Chris’s take: In A Midsummer Night’s Dream, Puck derisively labels the amateur actors rehearsing to perform for Theseus “a crew of patches, rude mechanicals,” which is to say a bunch of clownish, ignorant workingmen. The plentiful small theater companies that name themselves the “Rude Mechanicals” probably do so recalling the pleasant mayhem of Pyramus and Thisby, and overlooking the mechanicals’ sheer theatrical ineptitude.

The Laurel-based Rude Mechanicals bill their production of Coriolanus as “A Contemporary Satire by William Shakespeare.” Hmm. The thing about satires is that they ridicule institutions and individuals, and that they’re funny. The impulse behind this production was evidently to use Coriolanus to poke fun at the Bush administration. Thus, the citizens up in arms over corn prices carry placards with suspiciously contemporary slogans such as “No Blood for Corn”; Coriolanus speaks in front of a “Mission Accomplished” banner; and naturally there are color-coded threat indicators. Sadly, this is the full extent of the “contemporary satire,” which is neither particularly insightful nor apt.

By inference, the director has come up with one gimmick (set the play in the present day) and in so doing didn’t bother to stage the play in a way that genuinely offers an interpretation of the story. In other words, through thoughtful direction, the production might have conveyed that because they blow with the wind, it’s actually the fickle citizens who are most responsible for the political meltdown, or it might have conveyed that Coriolanus is a man genuinely reluctant to pursue power who finds himself in a situation he could not have imagined, or even that he is genuinely a tyrant who deserves his death.

Instead, what we mostly get is an hour and 20 minutes of actors saying their lines, and making their entrances and exits. There are worse things, but there are better things too.
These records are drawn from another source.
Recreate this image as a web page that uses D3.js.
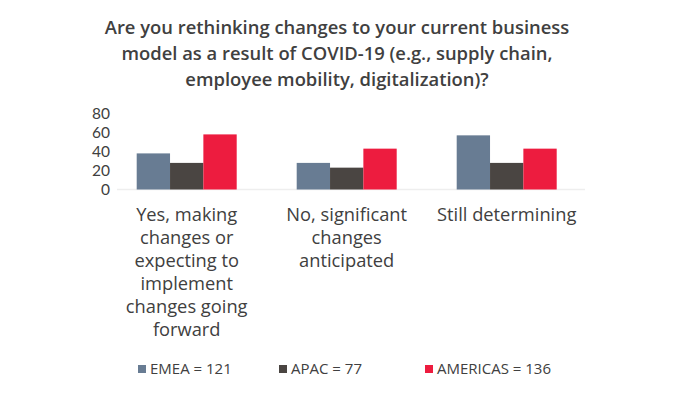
<!DOCTYPE html>
<html><head><meta charset="utf-8">
<script src="https://cdn.jsdelivr.net/npm/d3@7"></script>
<style>body{margin:0;background:#fff}svg{display:block}</style>
</head><body><svg id="c" width="676" height="400"></svg>
<script>
const titleLines = ["Are you rethinking changes to your current business",
  "model as a result of COVID-19 (e.g., supply chain,",
  "employee mobility, digitalization)?"];
const categories = ["Yes", "No", "Still"];
const categoryLabels = [
  ["Yes, making", "changes or", "expecting to", "implement", "changes going", "forward"],
  ["No, significant", "changes", "anticipated"],
  ["Still determining"]];
const seriesNames = ["EMEA = 121", "APAC = 77", "AMERICAS = 136"];
const emea = [38, 28, 57];
const apac = [28, 23, 28];
const americas = [58, 43, 43];
const yTicks = [0, 20, 40, 60, 80];
const colors = ["#687c93", "#4a4542", "#ed1c3f"];

const series = [emea, apac, americas];
const svg = d3.select("#c");
const font = "'Open Sans', sans-serif";
const txt = "#404040";

svg.append("g").selectAll("text").data(titleLines).join("text")
  .attr("x", 337).attr("y", (d, i) => 34 + i * 26)
  .attr("text-anchor", "middle").attr("font-family", font)
  .attr("font-size", 18.4).attr("font-weight", 600).attr("fill", txt).text(d => d);

const x0 = d3.scaleBand().domain(categories).range([106.7, 586.7]).paddingInner(0.375).paddingOuter(0.1875);
const x1 = d3.scaleBand().domain(d3.range(3)).range([0, x0.bandwidth()]);
const y = d3.scaleLinear().domain([0, 80]).range([189.5, 113.5]);

// axis baseline
svg.append("line").attr("x1", 117).attr("x2", 585).attr("y1", y(0)).attr("y2", y(0))
  .attr("stroke", "#eeeeee").attr("stroke-width", 1.5);

const groups = svg.append("g").selectAll("g").data(categories).join("g")
  .attr("transform", c => `translate(${x0(c)},0)`);
groups.selectAll("rect").data((c, ci) => series.map((s, si) => ({si, v: s[ci]}))).join("rect")
  .attr("x", d => x1(d.si)).attr("width", x1.bandwidth())
  .attr("y", d => y(d.v)).attr("height", d => y(0) - y(d.v))
  .attr("fill", d => colors[d.si]);

const yAxis = svg.append("g").attr("transform", "translate(110,0)")
  .call(d3.axisLeft(y).tickValues(yTicks).tickSize(0).tickPadding(0));
yAxis.select(".domain").remove();
yAxis.selectAll("text").attr("font-family", "Lato, sans-serif").attr("font-size", 15.5).attr("fill", txt);

const xl = svg.append("g").selectAll("text").data(categories).join("text")
  .attr("x", c => x0(c) + x0.bandwidth() / 2).attr("y", 221)
  .attr("text-anchor", "middle").attr("font-family", font).attr("font-size", 18.3).attr("fill", txt);
xl.each(function(c, i) {
  d3.select(this).selectAll("tspan").data(categoryLabels[i]).join("tspan")
    .attr("x", x0(c) + x0.bandwidth() / 2).attr("dy", (d, j) => j ? 23 : 0).text(d => d);
});

const legX = [138, 279, 425];
const leg = svg.append("g").selectAll("g").data(seriesNames).join("g")
  .attr("transform", (d, i) => `translate(${legX[i]},365)`);
leg.append("rect").attr("width", 8).attr("height", 8).attr("fill", (d, i) => colors[i]);
leg.append("text").attr("x", 12).attr("y", 9).attr("font-family", font)
  .attr("font-size", 15).attr("fill", txt).text(d => d);
</script></body></html>
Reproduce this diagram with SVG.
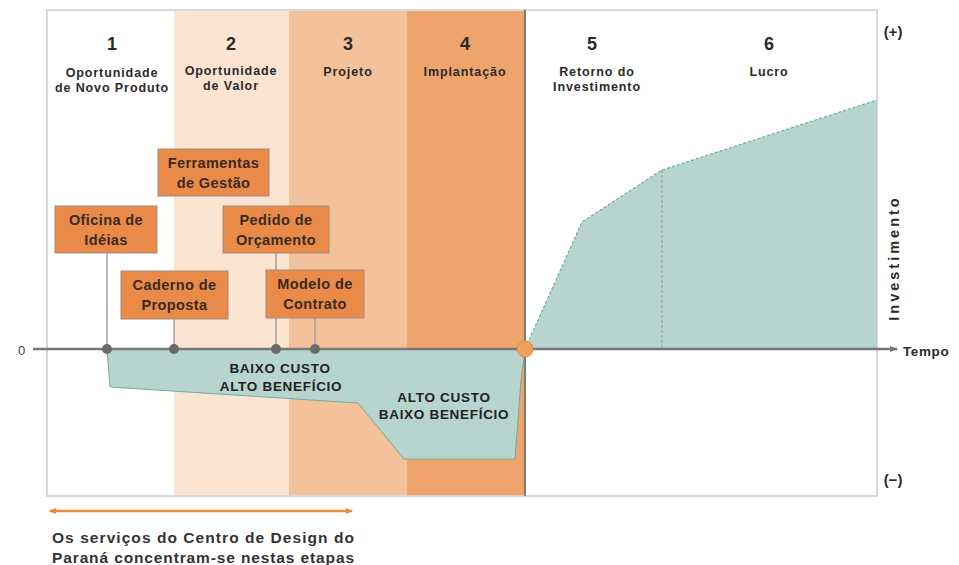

The acting is uneven. Alan Duda plays Coriolanus with military stoicism (think Vladimir Putin with more hair) but without any enlightening nuance. The finest actor, the one whose words flow trippingly on the tongue, is Mike Galizia as patrician Menenius Agrippa. Some of the actors in lesser roles are genuinely miserable. The staging is extremely minimal, which in itself is not a complaint. What is a complaint–and perhaps not the company’s fault–is that the stage creaks constantly, a palpable distraction.

The production ultimately comes across not as a satire, but as an accidental stage adaptation of a late-night, cable B-movie. There are lots of guys wearing fatigues and berets, explosions (if you can call bursts from a fog machine explosions, that is), guns (plastic, of course, and proportioned for children rather than adult actors), gunfire (recorded sound effects), and cheesy synthesized underscoring. As with the original mechanicals, the effect achieved is something other than the effect intended.

See it if: You are a Shakespeare enthusiast. Productions of Coriolanus just don’t come along every day.

Skip it if: You thought this would be played as satire.